On 11/27/06, Dave Jones <[EMAIL PROTECTED]> wrote:
Even worse is that udev seems to discover the sound cards in the reverse
order to coldplug.  My Audigy card becomes /dev/dsp1 and the Intel card
is /dev/dsp0.   Unfortunately,  Audacious, my music player of choice,
doesn't seem to offer any choice of which dsp to use.

A couple of notes:

1. any application using /dev/dsp* is _not_ using alsa.  It is using
the legacy oss emulation mode of alsa.  Real alsa device names are
things like "hw:0,0", or virtual device names like "default".

2. The only way to set the card order is to load the drivers in the
desired order.  udev unfortunately has no control over which card
becomes "hw:0" vs "hw:1".

3. You can prevent udev from coldplugging drivers automatically by
aliasing the PCI ID of the hardware to "off".
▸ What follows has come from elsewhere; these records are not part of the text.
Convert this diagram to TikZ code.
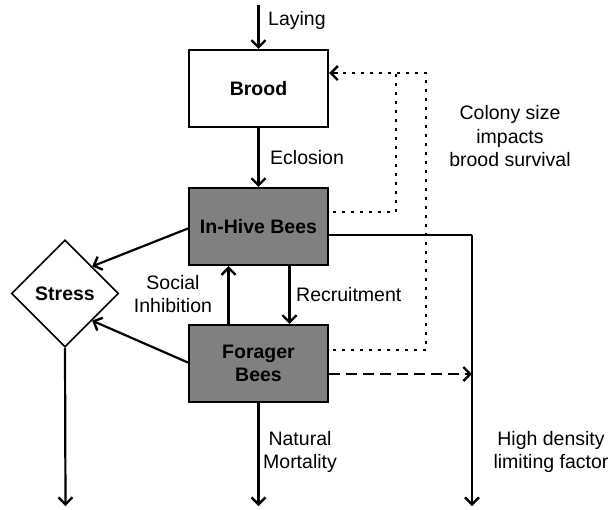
\documentclass[tikz,border=0pt]{standalone}
\usepackage{fontspec}
\setmainfont{Liberation Sans}
\usetikzlibrary{arrows.meta,shapes.geometric}
\definecolor{boxgray}{HTML}{808080}
\tikzset{
  lw/.style={line width=2.2pt},
  tip/.style={-{Straight Barb[length=7pt,width=14pt,line width=2.4pt]}},
  arr/.style={lw,tip},
  stockbox/.style={draw,lw,minimum width=139pt,minimum height=77pt,inner sep=0pt,font=\fontsize{19.5}{23.5}\selectfont\bfseries,align=center},
  graybox/.style={stockbox,fill=boxgray},
  stressnode/.style={draw,line width=1.6pt,diamond,minimum width=107pt,minimum height=107pt,inner sep=0pt,font=\fontsize{19.5}{23.5}\selectfont\bfseries},
  lbl/.style={font=\fontsize{19.5}{23.5}\selectfont,align=center,inner sep=0pt},
  dotline/.style={line width=2.6pt,dash pattern=on 2.6pt off 6.4pt},
  dashline/.style={lw,dash pattern=on 11pt off 6pt}
}
\begin{document}
\begin{tikzpicture}[x=1pt,y=-1pt]
\useasboundingbox (0,0) rectangle (610,509);
\node[stockbox] (brood) at (258.5,88.5) {Brood};
\node[graybox] (hive) at (258.5,226.5) {In-Hive Bees};
\node[graybox] (forager) at (258.5,363.5) {Forager\\Bees};
\node[stressnode] (stress) at (65,293.5) {Stress};
\coordinate (laytop) at (258.5,5);
\coordinate (stressend) at (65.5,506);
\coordinate (forend) at (258.5,506);
\coordinate (corner) at (472,235);
\coordinate (hdend) at (472,506);
\coordinate (dashend) at (472,374);
\coordinate (dotA) at (396,212);
\coordinate (dotAtop) at (396,73);
\coordinate (dotB) at (426,350);
\coordinate (dotBtop) at (426,73);
% arrows
\draw[arr] (laytop) -- (brood.north);
\draw[arr] (brood.south) -- (hive.north);
\draw[arr] ([xshift=31pt]hive.south) -- ([xshift=31pt]forager.north);
\draw[arr] ([xshift=-30pt]forager.north) -- ([xshift=-30pt]hive.south);
\draw[arr] ([yshift=-2pt]hive.west) -- (stress.north east);
\draw[arr] ([yshift=1pt]forager.west) -- (stress.south east);
\draw[arr] (stress.south) -- (stressend);
\draw[arr] (forager.south) -- (forend);
\draw[lw] ([yshift=-8.5pt]hive.east) -- (corner);
\draw[arr] (corner) -- (hdend);
\draw[dashline,tip] ([yshift=-10.5pt]forager.east) -- (dashend);
\draw[dotline] ([xshift=4pt,yshift=14.5pt]hive.east) -- (dotA) -- (dotAtop);
\draw[dotline] ([xshift=4pt,yshift=13.5pt]forager.east) -- (dotB) -- (dotBtop) -- ([xshift=12pt,yshift=15.5pt]brood.east);
\draw[lw,{Straight Barb[length=7pt,width=14pt,line width=2.4pt]}-] ([yshift=15.5pt]brood.east) -- ([xshift=9pt,yshift=15.5pt]brood.east);
% labels
\node[lbl,anchor=west] (laying) at (268,20) {Laying};
\node[lbl,anchor=west] (eclosion) at (270,158) {Eclosion};
\node[lbl,anchor=west] (recruit) at (296,295) {Recruitment};
\node[lbl] (social) at (173,294) {Social\\Inhibition};
\node[lbl] (colony) at (510,136.5) {Colony size\\impacts\\brood survival};
\node[lbl] (natural) at (300,452) {Natural\\Mortality};
\node[lbl] (highd) at (551,452) {High density\\limiting factor};
\end{tikzpicture}
\end{document}
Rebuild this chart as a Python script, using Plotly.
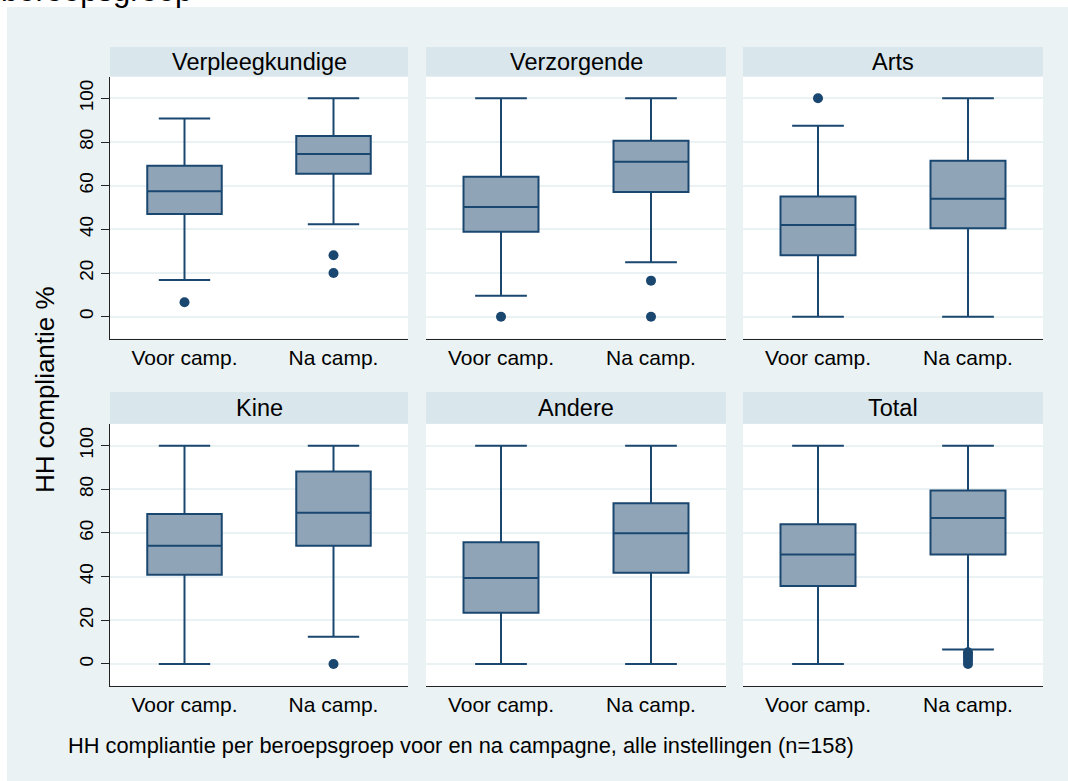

For example, my ipw3945 wireless card will not work when coldplugged
by udev, so I have the following in /etc/modules.d/ipw3945:

alias pci:v00008086d00004222sv*sd*bc*sc*i* off
alias pci:v00008086d00004227sv*sd*bc*sc*i* off

This inhibits udev from loading the ipw3945 module when it scans the
PCI bus (ok, technically the pci device entries in /sys).

If you do something similar, adding alias entries to
/etc/modules.d/alsa, you should be able to have the modules loaded in
the correct order when the alsasound script runs.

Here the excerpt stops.